- [Excerpted records]
______

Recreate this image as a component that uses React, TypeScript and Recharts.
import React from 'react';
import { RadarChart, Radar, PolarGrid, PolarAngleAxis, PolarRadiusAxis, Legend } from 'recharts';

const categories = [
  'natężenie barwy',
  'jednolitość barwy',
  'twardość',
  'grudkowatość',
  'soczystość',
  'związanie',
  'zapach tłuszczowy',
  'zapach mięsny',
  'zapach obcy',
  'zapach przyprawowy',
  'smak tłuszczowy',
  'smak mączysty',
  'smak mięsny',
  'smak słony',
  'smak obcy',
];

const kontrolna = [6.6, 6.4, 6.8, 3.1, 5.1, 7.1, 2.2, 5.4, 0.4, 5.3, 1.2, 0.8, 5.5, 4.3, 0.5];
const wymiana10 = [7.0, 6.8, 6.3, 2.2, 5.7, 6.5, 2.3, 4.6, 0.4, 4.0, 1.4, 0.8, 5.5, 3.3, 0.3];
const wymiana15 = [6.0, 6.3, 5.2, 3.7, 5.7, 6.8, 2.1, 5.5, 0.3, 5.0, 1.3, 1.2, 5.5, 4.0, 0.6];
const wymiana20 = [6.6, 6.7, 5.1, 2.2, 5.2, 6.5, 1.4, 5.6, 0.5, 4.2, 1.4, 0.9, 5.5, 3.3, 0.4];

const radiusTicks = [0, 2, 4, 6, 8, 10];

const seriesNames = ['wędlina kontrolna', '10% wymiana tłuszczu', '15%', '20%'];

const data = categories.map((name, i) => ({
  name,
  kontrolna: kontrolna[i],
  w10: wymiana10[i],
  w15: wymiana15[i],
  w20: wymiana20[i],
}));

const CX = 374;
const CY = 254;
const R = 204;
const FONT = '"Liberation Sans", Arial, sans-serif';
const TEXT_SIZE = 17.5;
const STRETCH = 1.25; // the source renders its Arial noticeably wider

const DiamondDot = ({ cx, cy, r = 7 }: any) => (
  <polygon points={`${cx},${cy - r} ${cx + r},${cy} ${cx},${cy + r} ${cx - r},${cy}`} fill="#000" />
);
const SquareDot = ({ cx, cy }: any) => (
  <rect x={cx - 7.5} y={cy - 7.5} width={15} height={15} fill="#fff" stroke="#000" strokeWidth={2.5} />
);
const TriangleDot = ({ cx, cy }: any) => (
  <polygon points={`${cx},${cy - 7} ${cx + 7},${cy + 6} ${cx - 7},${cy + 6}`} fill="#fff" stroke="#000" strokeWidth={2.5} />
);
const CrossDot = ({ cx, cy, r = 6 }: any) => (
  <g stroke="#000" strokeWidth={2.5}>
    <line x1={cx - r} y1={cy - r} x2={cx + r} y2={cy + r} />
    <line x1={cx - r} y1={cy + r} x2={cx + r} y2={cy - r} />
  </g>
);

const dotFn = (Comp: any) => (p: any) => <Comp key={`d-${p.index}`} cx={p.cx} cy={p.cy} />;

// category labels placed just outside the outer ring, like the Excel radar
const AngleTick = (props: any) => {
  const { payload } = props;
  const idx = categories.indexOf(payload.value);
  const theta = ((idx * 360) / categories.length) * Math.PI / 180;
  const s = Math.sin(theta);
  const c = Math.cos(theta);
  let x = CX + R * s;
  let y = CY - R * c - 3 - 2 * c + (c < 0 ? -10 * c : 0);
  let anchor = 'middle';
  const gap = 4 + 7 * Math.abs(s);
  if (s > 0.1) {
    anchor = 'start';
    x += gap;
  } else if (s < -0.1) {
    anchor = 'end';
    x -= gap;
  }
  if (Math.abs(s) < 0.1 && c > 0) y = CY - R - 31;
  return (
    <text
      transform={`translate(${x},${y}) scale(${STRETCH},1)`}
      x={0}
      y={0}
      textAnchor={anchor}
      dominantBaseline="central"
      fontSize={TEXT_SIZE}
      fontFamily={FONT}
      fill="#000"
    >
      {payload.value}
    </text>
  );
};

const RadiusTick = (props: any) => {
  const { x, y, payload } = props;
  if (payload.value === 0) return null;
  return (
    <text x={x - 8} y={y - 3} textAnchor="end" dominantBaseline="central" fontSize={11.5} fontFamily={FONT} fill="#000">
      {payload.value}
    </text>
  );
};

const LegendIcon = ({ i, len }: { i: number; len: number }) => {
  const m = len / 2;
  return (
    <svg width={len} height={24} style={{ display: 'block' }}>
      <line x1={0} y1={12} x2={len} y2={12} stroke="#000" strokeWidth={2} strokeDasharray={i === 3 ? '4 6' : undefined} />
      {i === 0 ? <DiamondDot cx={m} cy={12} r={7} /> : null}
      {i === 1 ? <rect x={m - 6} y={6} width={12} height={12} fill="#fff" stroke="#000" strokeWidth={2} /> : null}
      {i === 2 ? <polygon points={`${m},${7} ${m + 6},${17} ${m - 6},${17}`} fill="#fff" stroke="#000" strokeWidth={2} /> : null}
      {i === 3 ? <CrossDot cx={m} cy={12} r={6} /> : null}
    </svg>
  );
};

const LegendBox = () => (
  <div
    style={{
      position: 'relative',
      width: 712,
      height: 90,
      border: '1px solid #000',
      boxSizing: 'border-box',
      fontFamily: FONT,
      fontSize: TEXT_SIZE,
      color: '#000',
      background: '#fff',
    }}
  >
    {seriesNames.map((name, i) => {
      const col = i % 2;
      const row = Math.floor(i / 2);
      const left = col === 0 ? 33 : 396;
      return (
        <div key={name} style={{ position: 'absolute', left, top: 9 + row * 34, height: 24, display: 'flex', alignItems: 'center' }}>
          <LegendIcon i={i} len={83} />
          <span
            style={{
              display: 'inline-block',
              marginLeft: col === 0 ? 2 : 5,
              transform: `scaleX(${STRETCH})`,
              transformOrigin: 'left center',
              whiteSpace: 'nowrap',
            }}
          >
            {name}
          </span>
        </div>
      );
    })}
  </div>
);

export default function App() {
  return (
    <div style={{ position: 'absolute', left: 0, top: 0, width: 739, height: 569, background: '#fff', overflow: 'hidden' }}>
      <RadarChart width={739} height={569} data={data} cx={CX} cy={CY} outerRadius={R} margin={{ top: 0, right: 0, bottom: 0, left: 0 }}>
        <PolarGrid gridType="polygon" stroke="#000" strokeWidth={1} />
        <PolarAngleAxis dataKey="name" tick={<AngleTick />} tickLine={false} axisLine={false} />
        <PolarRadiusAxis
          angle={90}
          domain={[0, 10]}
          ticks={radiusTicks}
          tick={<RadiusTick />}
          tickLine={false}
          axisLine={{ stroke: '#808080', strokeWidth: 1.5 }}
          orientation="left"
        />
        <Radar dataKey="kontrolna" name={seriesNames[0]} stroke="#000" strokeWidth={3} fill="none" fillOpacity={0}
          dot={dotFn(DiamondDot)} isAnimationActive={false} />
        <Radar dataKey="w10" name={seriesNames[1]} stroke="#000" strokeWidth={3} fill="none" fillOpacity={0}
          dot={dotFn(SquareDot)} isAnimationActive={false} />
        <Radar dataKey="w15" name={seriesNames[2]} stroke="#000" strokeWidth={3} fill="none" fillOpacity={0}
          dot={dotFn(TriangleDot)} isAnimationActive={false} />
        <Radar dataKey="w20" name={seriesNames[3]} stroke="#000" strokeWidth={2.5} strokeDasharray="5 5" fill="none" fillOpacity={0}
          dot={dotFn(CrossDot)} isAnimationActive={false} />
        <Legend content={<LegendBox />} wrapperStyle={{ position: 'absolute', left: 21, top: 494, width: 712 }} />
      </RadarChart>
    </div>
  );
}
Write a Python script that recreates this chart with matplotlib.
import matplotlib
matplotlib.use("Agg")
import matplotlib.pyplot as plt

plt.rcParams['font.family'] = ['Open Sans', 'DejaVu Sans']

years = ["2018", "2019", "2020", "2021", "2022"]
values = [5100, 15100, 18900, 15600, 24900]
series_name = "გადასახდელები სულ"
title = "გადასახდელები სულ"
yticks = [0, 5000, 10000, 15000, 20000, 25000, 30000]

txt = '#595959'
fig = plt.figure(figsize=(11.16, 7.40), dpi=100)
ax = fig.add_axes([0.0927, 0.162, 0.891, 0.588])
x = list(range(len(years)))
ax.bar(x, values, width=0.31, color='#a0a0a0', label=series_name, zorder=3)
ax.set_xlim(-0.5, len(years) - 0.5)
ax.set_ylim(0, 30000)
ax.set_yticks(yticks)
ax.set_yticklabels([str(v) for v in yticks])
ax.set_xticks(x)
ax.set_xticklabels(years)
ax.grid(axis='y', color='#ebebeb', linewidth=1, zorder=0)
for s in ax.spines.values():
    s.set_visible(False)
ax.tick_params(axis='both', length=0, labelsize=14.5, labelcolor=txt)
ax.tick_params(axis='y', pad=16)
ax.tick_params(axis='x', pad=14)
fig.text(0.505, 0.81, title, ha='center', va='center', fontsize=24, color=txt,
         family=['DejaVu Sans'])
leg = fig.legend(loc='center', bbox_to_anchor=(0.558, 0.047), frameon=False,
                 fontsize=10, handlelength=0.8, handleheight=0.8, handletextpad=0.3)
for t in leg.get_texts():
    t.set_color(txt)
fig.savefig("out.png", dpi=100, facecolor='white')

______

- [What is asked] Using the entries above, extract exactly the span from the line with "Write a Python" to the line with "yticks = [0, 5000, 10000, 15000, 20000, 25000, 30000]", both lines included; leave out everything else.

- [Answer to this task]
Write a Python script that recreates this chart with matplotlib.
import matplotlib
matplotlib.use("Agg")
import matplotlib.pyplot as plt

plt.rcParams['font.family'] = ['Open Sans', 'DejaVu Sans']

years = ["2018", "2019", "2020", "2021", "2022"]
values = [5100, 15100, 18900, 15600, 24900]
series_name = "გადასახდელები სულ"
title = "გადასახდელები სულ"
yticks = [0, 5000, 10000, 15000, 20000, 25000, 30000]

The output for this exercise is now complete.